Oleh: Made Supriatma, Peneliti dan jurnalis lepas. Saat ini bekerja sebagai visiting research dellow pada ISEAS-Yusof Ishak Institute, Singapura
Tidak banyak dari kita yang ingat. Saat itu, selama tiga hari, Jakarta dilanda kerusuhan hebat. Kerusuhan juga terjadi secara serempak di seluruh kota-kota besar, menengah, dan kecil di seluruh Indonesia.
Jakarta adalah pusat kerusuhan. Pada hari-hari itu, telah terjadi perkosaan massal yang menargetkan perempuan etnis Tionghoa. Ini bukan perkosaan biasa. Ini perkosaan yang dilakukan secara sistematis, terencana, dan dengan target yang pasti.

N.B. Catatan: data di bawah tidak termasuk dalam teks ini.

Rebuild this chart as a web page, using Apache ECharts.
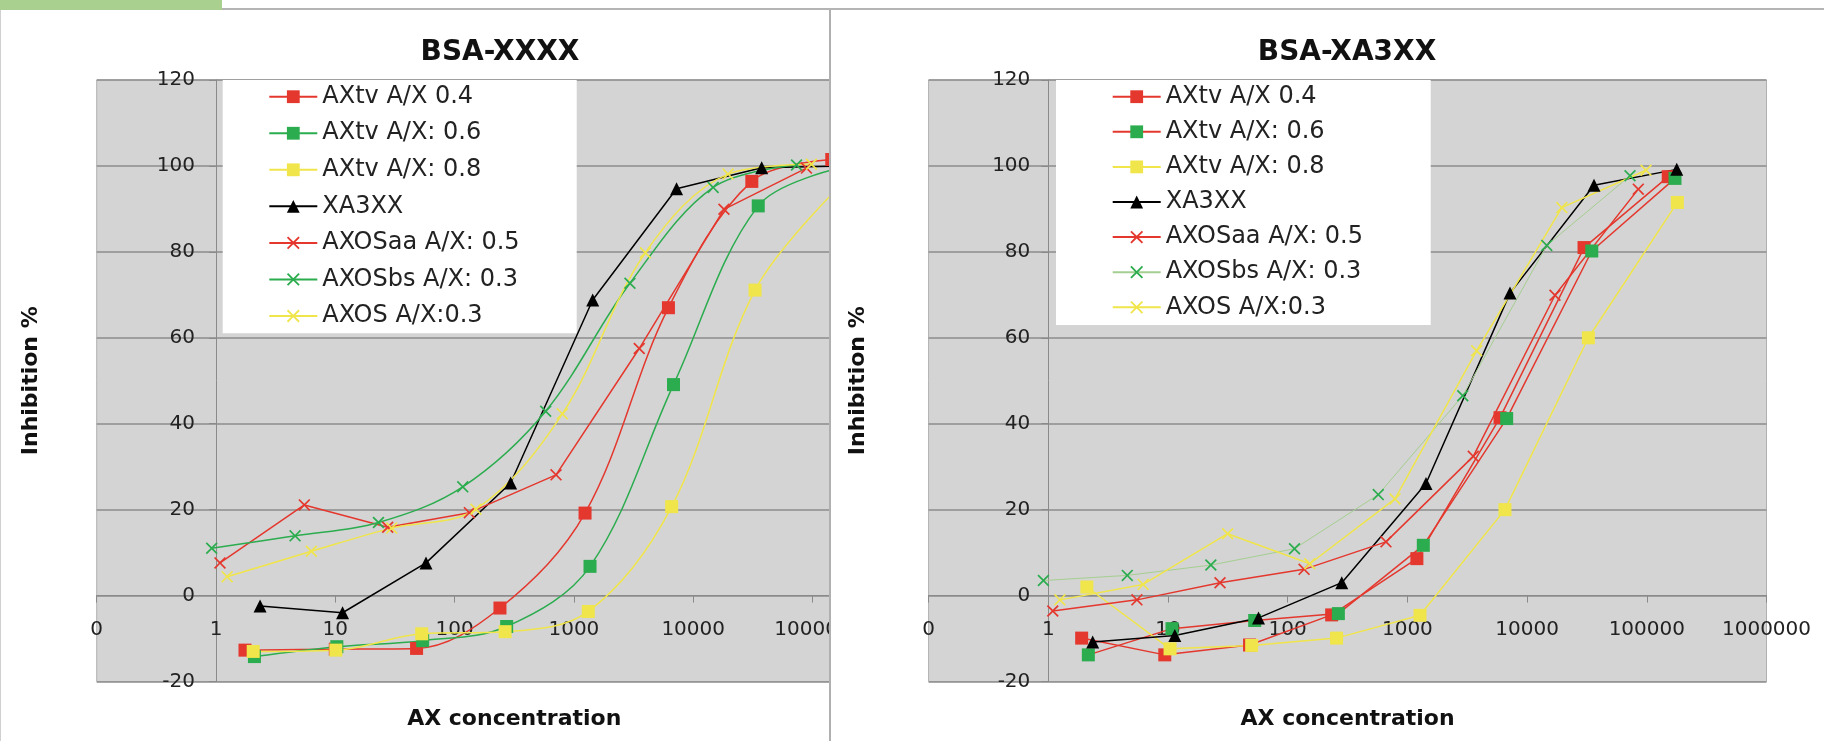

Tim Gabungan Pencari Fakta atas kerusuhan ini melaporkan bahwa perkosaan tidak dilakukan dengan alat kelamin laki-laki. Namun dengan memasukkan alat khusus ke dalam kelamin perempuan yang ditargetkan. Para pelaku tampaknya melakukan secara profesional — karena biasa melakukan tindakan keji itu.
Perkosaan-perkosaan semacam itu memang pernah terdengar sayup-sayup dari daerah-daerah yang mengalami kekerasan perang di negeri ini.
Anda sebagai warga negara mungkin tidak pernah menyangka bahwa sebagai bangsa kita mampu melakukan tindakan sekeji itu terhadap kemanusiaan. Namun itu benar-benar terjadi. Ratusan perempuan etnis Tionghoa yang menjadi sasaran mengalami perkosaan itu.